In hindsight, what could have been done? For one, the SBP could have pursued its original plan of fielding in the cadets and a naturalized player. But that direction got shelved when a proposal was made to have the TNT core wear the flag's colors instead. And after the Gilas-Boomers brawl, the effect turned out to be more chilling than expected. The SBP has become too wary of its credibility, overly cautious of the negative impact any failure our basketball team experiences internationally. They have also conveniently used their appeal to the FIBA as a maneuver to "avoid" responsibility of representing our country in the Asian Games, a mandate of every national sports association.
In the end, one can only wonder if this "pick-up" system of getting PBA players to represent in international competitions with only a few weeks to prepare is still relevant. The NCC program of the early '80s authored by then-Basketball Project Director Danding Cojuangco and coach Ron Jacobs has remained the benchmark of our international success.

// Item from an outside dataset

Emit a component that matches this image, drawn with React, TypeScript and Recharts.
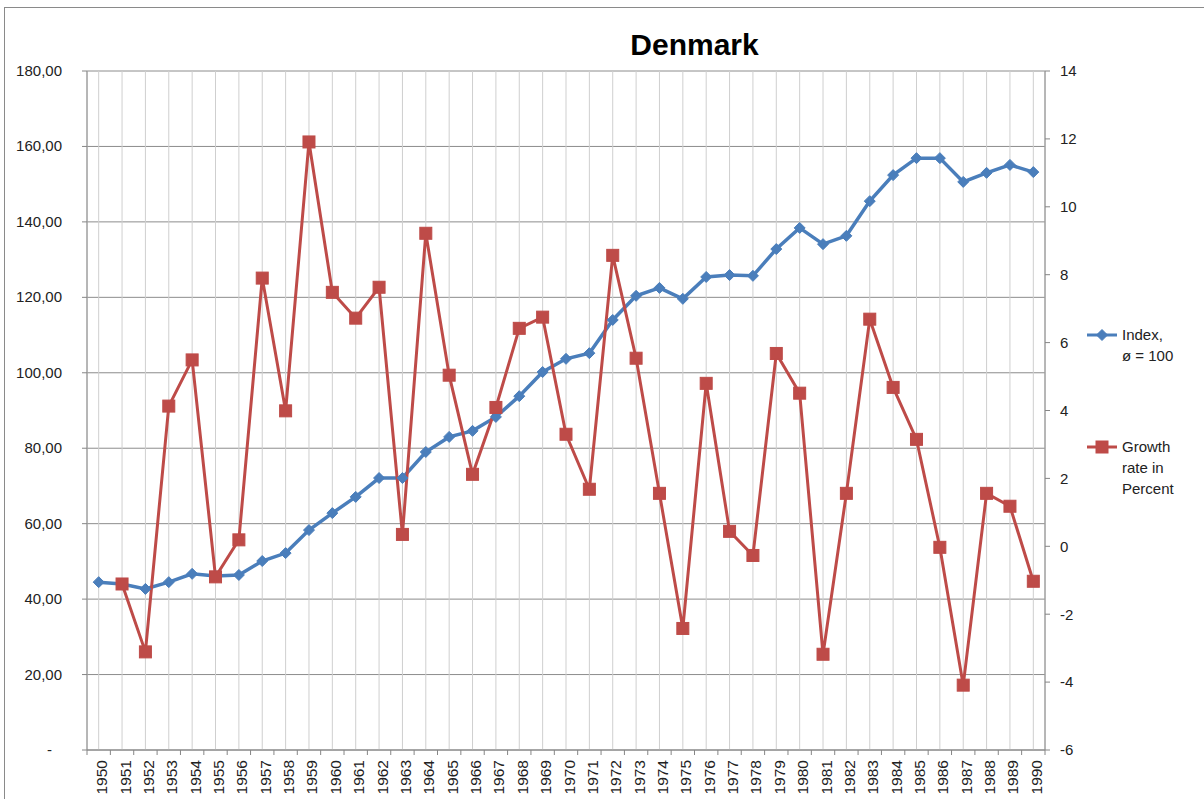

Instead, the SBP may want to revisit the Gilas 1.0 program of Noli Eala, patterned after the NCC blueprint, in preparation for 2023. A lineup of Kai Sotto, AJ Edu, a naturalized player, Paras, Rivero, and Thirdy Ravena, among others, would be formidable if they were allowed to play together for the next five years under an able international coach like Tab Baldwin. They can suit up as a guest team in the PBA to build cohesion and chemistry, while playing against quality competition, and partaking in all international tournaments available to gain familiarity and confidence against our regional rivals—all these while staying in the amateur ranks.
If they relied less on the PBA, they'd better the chances of our country in replicating the feat achieved by the NCC national team in the 1985 FIBA-Asia tournament.